Shares/Contracts = Risk per Trade ($) divided by (ATR × ATR Multiple)
Example: Account of $50,000. Risk 1% per trade = $500 risk. ATR of the stock = $2.50. ATR multiple for stop = 2.0. Stop distance = $5.00. Position size = $500 / $5.00 = 100 shares.
This means if the trade hits your stop, you lose exactly $500 — 1% of your account — regardless of the stock's price, volatility, or sector. This normalisation is the foundation of professional risk management.
A $3 ATR on a $10 stock means enormous volatility. A $3 ATR on a $400 stock means minimal volatility. Without ATR-based sizing, naive dollar-amount stops produce wildly inconsistent risk. With ATR-based sizing, every trade has the same expected loss if stopped out.

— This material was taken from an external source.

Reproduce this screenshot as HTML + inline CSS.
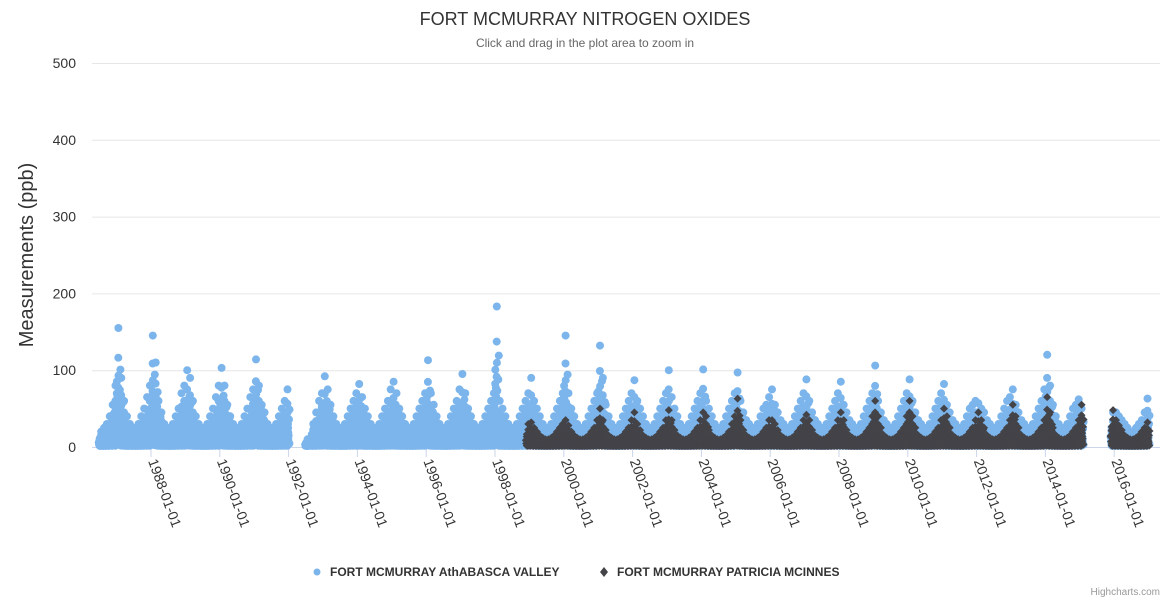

Beyond stops and sizing, ATR is a powerful regime identification tool. Expanding ATR signals a volatile, high-opportunity environment. Contracting ATR signals compression — often preceding a breakout.
When ATR contracts to multi-month lows, the market is compressing energy. This is the environment where Bollinger Band squeezes develop, where accumulation and distribution occur beneath a quiet surface. Breakouts from ATR compression tend to be more sustained because they represent a genuine shift from equilibrium.
Rapidly rising ATR signals a fast, volatile market. Spreads widen, slippage increases, and stops need to be wider. Smaller position sizes are essential. In a fast market, everything that worked in a quiet market needs to be recalibrated.